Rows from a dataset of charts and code
-------

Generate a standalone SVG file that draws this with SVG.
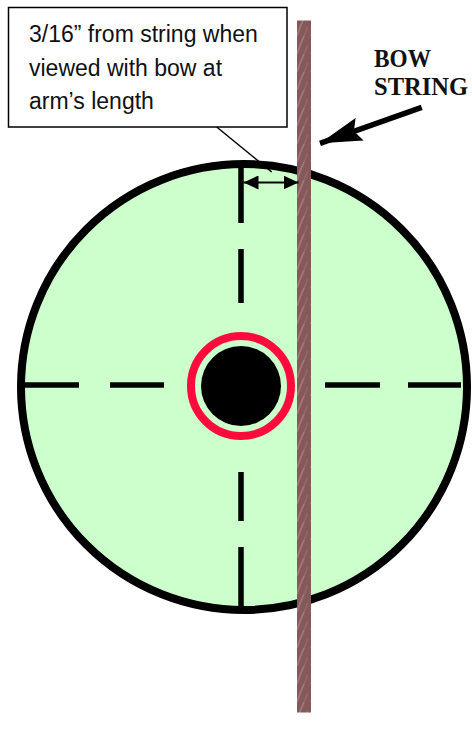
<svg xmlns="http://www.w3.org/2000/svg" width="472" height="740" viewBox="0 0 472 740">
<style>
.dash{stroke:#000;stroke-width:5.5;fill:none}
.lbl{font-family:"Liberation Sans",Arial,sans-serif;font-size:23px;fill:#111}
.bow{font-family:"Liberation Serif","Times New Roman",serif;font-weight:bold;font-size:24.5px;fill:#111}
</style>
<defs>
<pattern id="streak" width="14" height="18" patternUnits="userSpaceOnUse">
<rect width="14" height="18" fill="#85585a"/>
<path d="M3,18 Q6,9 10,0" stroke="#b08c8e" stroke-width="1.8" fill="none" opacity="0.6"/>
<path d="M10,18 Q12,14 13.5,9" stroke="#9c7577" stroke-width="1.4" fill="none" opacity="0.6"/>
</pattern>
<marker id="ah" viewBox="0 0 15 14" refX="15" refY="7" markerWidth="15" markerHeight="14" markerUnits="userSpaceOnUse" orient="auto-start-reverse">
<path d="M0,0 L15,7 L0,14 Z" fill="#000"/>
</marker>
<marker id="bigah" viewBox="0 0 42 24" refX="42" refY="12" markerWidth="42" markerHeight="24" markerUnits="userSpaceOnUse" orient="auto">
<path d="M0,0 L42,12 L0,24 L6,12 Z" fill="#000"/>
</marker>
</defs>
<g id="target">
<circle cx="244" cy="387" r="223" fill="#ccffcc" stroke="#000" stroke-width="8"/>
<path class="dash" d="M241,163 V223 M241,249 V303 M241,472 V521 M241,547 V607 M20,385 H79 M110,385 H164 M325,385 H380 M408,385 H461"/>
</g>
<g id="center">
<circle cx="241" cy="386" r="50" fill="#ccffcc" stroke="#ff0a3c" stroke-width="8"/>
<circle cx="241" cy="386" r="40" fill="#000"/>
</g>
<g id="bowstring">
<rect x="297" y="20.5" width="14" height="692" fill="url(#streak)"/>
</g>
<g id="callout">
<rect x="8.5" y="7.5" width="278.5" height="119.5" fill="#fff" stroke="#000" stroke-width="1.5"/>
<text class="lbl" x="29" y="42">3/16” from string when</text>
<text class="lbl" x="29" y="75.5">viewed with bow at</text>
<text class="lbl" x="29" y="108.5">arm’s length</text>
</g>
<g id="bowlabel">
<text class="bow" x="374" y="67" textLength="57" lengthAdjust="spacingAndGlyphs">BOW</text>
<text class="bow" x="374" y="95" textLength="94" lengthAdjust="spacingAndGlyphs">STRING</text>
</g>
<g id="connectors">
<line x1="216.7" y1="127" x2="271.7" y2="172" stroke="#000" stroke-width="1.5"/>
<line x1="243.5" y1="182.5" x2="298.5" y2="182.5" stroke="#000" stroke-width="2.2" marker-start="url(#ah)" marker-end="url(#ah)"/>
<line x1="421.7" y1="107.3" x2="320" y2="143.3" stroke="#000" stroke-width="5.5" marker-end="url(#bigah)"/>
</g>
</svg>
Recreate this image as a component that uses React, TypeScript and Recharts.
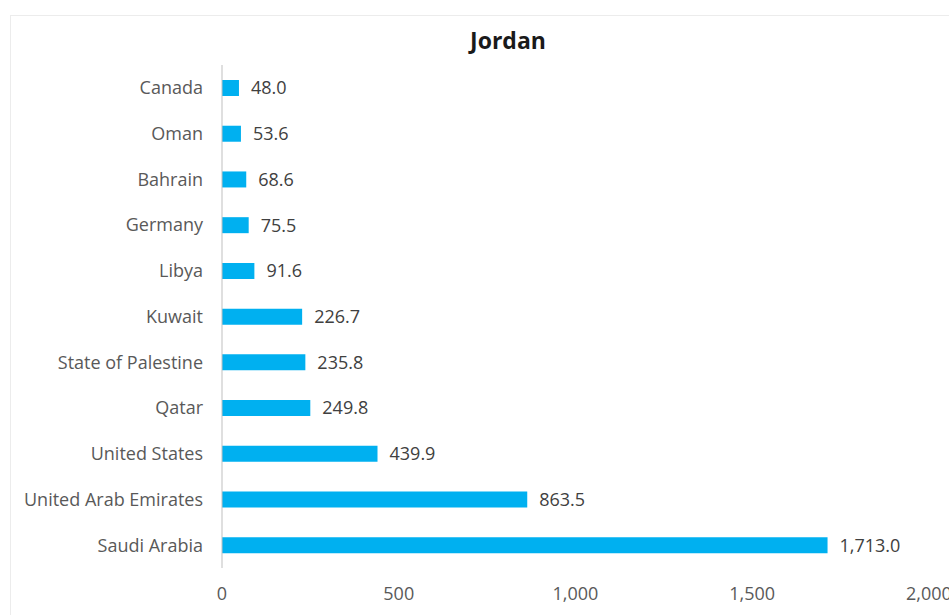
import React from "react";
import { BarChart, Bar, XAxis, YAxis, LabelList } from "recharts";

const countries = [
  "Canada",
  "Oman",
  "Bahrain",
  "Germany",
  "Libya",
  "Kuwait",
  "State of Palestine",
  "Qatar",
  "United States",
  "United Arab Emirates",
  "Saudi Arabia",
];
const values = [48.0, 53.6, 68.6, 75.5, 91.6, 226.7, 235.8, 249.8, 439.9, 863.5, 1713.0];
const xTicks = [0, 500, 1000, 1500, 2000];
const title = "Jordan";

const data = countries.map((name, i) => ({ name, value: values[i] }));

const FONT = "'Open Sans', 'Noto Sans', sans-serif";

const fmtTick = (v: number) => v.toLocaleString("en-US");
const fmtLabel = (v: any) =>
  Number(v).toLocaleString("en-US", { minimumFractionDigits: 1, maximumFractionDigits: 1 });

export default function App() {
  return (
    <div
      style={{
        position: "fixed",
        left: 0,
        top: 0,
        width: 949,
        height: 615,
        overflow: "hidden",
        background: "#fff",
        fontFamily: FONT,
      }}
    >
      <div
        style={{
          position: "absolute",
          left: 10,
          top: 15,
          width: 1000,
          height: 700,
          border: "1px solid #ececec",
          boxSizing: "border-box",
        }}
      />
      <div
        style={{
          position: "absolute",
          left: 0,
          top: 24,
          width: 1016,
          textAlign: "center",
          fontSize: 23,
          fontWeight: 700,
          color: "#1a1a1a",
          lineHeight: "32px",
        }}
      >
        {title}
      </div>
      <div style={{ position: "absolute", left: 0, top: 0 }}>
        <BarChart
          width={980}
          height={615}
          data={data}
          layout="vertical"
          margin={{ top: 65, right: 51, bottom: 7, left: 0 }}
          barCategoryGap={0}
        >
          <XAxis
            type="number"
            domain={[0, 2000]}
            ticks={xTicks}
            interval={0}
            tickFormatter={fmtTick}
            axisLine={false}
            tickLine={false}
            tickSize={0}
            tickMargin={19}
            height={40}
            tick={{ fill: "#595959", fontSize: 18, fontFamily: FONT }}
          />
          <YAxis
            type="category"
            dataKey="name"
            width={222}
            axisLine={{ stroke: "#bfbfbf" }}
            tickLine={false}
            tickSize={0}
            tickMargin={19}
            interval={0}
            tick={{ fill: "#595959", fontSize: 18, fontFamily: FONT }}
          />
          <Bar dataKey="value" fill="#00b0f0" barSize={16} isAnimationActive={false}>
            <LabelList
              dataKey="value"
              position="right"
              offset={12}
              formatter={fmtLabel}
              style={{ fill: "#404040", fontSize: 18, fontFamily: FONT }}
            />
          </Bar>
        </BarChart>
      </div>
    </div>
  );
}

-------

• **WRITTEN TASK**: Transcribe each entry above exactly, apart from the pictures.

• **EXERCISE SOLUTION**:
Generate a standalone SVG file that draws this with SVG.
<svg xmlns="http://www.w3.org/2000/svg" width="472" height="740" viewBox="0 0 472 740">
<style>
.dash{stroke:#000;stroke-width:5.5;fill:none}
.lbl{font-family:"Liberation Sans",Arial,sans-serif;font-size:23px;fill:#111}
.bow{font-family:"Liberation Serif","Times New Roman",serif;font-weight:bold;font-size:24.5px;fill:#111}
</style>
<defs>
<pattern id="streak" width="14" height="18" patternUnits="userSpaceOnUse">
<rect width="14" height="18" fill="#85585a"/>
<path d="M3,18 Q6,9 10,0" stroke="#b08c8e" stroke-width="1.8" fill="none" opacity="0.6"/>
<path d="M10,18 Q12,14 13.5,9" stroke="#9c7577" stroke-width="1.4" fill="none" opacity="0.6"/>
</pattern>
<marker id="ah" viewBox="0 0 15 14" refX="15" refY="7" markerWidth="15" markerHeight="14" markerUnits="userSpaceOnUse" orient="auto-start-reverse">
<path d="M0,0 L15,7 L0,14 Z" fill="#000"/>
</marker>
<marker id="bigah" viewBox="0 0 42 24" refX="42" refY="12" markerWidth="42" markerHeight="24" markerUnits="userSpaceOnUse" orient="auto">
<path d="M0,0 L42,12 L0,24 L6,12 Z" fill="#000"/>
</marker>
</defs>
<g id="target">
<circle cx="244" cy="387" r="223" fill="#ccffcc" stroke="#000" stroke-width="8"/>
<path class="dash" d="M241,163 V223 M241,249 V303 M241,472 V521 M241,547 V607 M20,385 H79 M110,385 H164 M325,385 H380 M408,385 H461"/>
</g>
<g id="center">
<circle cx="241" cy="386" r="50" fill="#ccffcc" stroke="#ff0a3c" stroke-width="8"/>
<circle cx="241" cy="386" r="40" fill="#000"/>
</g>
<g id="bowstring">
<rect x="297" y="20.5" width="14" height="692" fill="url(#streak)"/>
</g>
<g id="callout">
<rect x="8.5" y="7.5" width="278.5" height="119.5" fill="#fff" stroke="#000" stroke-width="1.5"/>
<text class="lbl" x="29" y="42">3/16” from string when</text>
<text class="lbl" x="29" y="75.5">viewed with bow at</text>
<text class="lbl" x="29" y="108.5">arm’s length</text>
</g>
<g id="bowlabel">
<text class="bow" x="374" y="67" textLength="57" lengthAdjust="spacingAndGlyphs">BOW</text>
<text class="bow" x="374" y="95" textLength="94" lengthAdjust="spacingAndGlyphs">STRING</text>
</g>
<g id="connectors">
<line x1="216.7" y1="127" x2="271.7" y2="172" stroke="#000" stroke-width="1.5"/>
<line x1="243.5" y1="182.5" x2="298.5" y2="182.5" stroke="#000" stroke-width="2.2" marker-start="url(#ah)" marker-end="url(#ah)"/>
<line x1="421.7" y1="107.3" x2="320" y2="143.3" stroke="#000" stroke-width="5.5" marker-end="url(#bigah)"/>
</g>
</svg>
Recreate this image as a component that uses React, TypeScript and Recharts.
import React from "react";
import { BarChart, Bar, XAxis, YAxis, LabelList } from "recharts";

const countries = [
  "Canada",
  "Oman",
  "Bahrain",
  "Germany",
  "Libya",
  "Kuwait",
  "State of Palestine",
  "Qatar",
  "United States",
  "United Arab Emirates",
  "Saudi Arabia",
];
const values = [48.0, 53.6, 68.6, 75.5, 91.6, 226.7, 235.8, 249.8, 439.9, 863.5, 1713.0];
const xTicks = [0, 500, 1000, 1500, 2000];
const title = "Jordan";

const data = countries.map((name, i) => ({ name, value: values[i] }));

const FONT = "'Open Sans', 'Noto Sans', sans-serif";

const fmtTick = (v: number) => v.toLocaleString("en-US");
const fmtLabel = (v: any) =>
  Number(v).toLocaleString("en-US", { minimumFractionDigits: 1, maximumFractionDigits: 1 });

export default function App() {
  return (
    <div
      style={{
        position: "fixed",
        left: 0,
        top: 0,
        width: 949,
        height: 615,
        overflow: "hidden",
        background: "#fff",
        fontFamily: FONT,
      }}
    >
      <div
        style={{
          position: "absolute",
          left: 10,
          top: 15,
          width: 1000,
          height: 700,
          border: "1px solid #ececec",
          boxSizing: "border-box",
        }}
      />
      <div
        style={{
          position: "absolute",
          left: 0,
          top: 24,
          width: 1016,
          textAlign: "center",
          fontSize: 23,
          fontWeight: 700,
          color: "#1a1a1a",
          lineHeight: "32px",
        }}
      >
        {title}
      </div>
      <div style={{ position: "absolute", left: 0, top: 0 }}>
        <BarChart
          width={980}
          height={615}
          data={data}
          layout="vertical"
          margin={{ top: 65, right: 51, bottom: 7, left: 0 }}
          barCategoryGap={0}
        >
          <XAxis
            type="number"
            domain={[0, 2000]}
            ticks={xTicks}
            interval={0}
            tickFormatter={fmtTick}
            axisLine={false}
            tickLine={false}
            tickSize={0}
            tickMargin={19}
            height={40}
            tick={{ fill: "#595959", fontSize: 18, fontFamily: FONT }}
          />
          <YAxis
            type="category"
            dataKey="name"
            width={222}
            axisLine={{ stroke: "#bfbfbf" }}
            tickLine={false}
            tickSize={0}
            tickMargin={19}
            interval={0}
            tick={{ fill: "#595959", fontSize: 18, fontFamily: FONT }}
          />
          <Bar dataKey="value" fill="#00b0f0" barSize={16} isAnimationActive={false}>
            <LabelList
              dataKey="value"
              position="right"
              offset={12}
              formatter={fmtLabel}
              style={{ fill: "#404040", fontSize: 18, fontFamily: FONT }}
            />
          </Bar>
        </BarChart>
      </div>
    </div>
  );
}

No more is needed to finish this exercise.